* What to work on *
Each line containing the word "matplotlib" must be collected.

* Raw data *
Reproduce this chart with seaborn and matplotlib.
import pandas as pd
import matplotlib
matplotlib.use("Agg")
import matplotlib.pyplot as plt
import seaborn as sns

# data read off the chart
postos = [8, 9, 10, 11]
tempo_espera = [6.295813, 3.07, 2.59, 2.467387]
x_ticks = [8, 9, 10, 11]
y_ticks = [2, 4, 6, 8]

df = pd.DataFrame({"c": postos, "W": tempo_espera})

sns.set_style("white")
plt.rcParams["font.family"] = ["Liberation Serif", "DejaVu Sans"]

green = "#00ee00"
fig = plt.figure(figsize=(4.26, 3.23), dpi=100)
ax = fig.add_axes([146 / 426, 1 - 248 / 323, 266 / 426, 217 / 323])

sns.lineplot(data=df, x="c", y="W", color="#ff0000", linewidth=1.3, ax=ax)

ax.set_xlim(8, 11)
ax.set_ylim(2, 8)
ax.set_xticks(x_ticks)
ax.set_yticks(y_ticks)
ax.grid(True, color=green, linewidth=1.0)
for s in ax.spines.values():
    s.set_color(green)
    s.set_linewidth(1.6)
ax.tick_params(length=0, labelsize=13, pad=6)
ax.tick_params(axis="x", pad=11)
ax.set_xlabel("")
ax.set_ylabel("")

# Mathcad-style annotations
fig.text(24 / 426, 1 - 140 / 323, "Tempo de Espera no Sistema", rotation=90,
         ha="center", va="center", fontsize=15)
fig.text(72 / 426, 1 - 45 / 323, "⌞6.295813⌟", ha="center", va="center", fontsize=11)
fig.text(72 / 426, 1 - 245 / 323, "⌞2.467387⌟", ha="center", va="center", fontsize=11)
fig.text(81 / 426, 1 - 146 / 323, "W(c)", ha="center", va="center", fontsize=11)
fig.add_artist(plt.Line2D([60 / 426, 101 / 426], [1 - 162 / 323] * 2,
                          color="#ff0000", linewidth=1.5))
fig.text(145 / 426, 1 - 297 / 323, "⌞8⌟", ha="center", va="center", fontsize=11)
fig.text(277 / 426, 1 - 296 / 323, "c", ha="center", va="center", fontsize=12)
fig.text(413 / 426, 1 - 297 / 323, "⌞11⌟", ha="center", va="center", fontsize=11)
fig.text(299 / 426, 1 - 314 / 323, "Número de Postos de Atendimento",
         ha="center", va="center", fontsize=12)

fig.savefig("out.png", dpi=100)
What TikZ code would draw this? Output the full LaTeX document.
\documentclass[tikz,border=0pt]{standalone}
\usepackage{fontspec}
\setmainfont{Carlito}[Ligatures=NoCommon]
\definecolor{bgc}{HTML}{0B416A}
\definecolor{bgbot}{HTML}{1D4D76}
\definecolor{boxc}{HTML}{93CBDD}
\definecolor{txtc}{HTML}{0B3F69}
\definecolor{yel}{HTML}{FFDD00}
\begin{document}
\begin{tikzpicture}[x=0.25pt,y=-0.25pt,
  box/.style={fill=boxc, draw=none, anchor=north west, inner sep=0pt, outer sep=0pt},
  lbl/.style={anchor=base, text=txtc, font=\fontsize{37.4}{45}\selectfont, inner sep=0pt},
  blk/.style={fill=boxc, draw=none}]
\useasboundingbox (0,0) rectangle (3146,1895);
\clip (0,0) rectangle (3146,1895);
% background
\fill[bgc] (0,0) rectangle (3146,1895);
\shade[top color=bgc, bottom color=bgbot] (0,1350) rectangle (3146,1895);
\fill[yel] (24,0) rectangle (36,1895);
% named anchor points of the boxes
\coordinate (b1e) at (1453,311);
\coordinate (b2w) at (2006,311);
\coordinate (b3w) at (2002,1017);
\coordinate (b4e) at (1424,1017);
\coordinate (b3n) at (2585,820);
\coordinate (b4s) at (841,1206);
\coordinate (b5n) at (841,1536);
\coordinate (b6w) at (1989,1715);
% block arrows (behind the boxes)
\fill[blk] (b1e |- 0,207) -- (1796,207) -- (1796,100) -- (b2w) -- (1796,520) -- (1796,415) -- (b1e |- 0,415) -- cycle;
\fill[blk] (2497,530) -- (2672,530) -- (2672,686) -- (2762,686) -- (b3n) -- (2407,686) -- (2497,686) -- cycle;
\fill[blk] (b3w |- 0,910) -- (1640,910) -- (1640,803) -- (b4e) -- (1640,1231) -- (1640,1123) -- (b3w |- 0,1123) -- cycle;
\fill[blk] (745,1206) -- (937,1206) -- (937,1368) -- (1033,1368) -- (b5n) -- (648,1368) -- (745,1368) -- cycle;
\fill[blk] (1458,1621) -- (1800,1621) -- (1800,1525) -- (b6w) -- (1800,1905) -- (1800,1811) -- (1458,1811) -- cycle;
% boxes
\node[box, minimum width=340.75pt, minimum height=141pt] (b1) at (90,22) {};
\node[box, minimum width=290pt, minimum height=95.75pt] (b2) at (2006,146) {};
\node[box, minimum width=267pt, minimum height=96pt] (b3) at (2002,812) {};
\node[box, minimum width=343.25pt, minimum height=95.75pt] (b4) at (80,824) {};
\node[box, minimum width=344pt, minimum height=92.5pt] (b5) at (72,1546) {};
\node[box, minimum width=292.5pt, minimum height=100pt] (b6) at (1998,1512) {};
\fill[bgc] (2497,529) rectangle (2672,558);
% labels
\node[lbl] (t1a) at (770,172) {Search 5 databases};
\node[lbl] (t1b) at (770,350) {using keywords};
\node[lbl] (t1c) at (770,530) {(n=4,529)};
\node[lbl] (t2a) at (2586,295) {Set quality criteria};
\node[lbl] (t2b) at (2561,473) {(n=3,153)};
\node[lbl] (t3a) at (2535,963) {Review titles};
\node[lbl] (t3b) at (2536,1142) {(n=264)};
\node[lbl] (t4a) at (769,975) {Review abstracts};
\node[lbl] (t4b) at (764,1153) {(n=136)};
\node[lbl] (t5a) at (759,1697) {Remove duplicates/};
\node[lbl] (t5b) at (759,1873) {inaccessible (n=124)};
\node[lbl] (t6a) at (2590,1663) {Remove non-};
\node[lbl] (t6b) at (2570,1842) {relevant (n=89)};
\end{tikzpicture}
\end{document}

* Result below *
Reproduce this chart with seaborn and matplotlib.
import matplotlib
matplotlib.use("Agg")
import matplotlib.pyplot as plt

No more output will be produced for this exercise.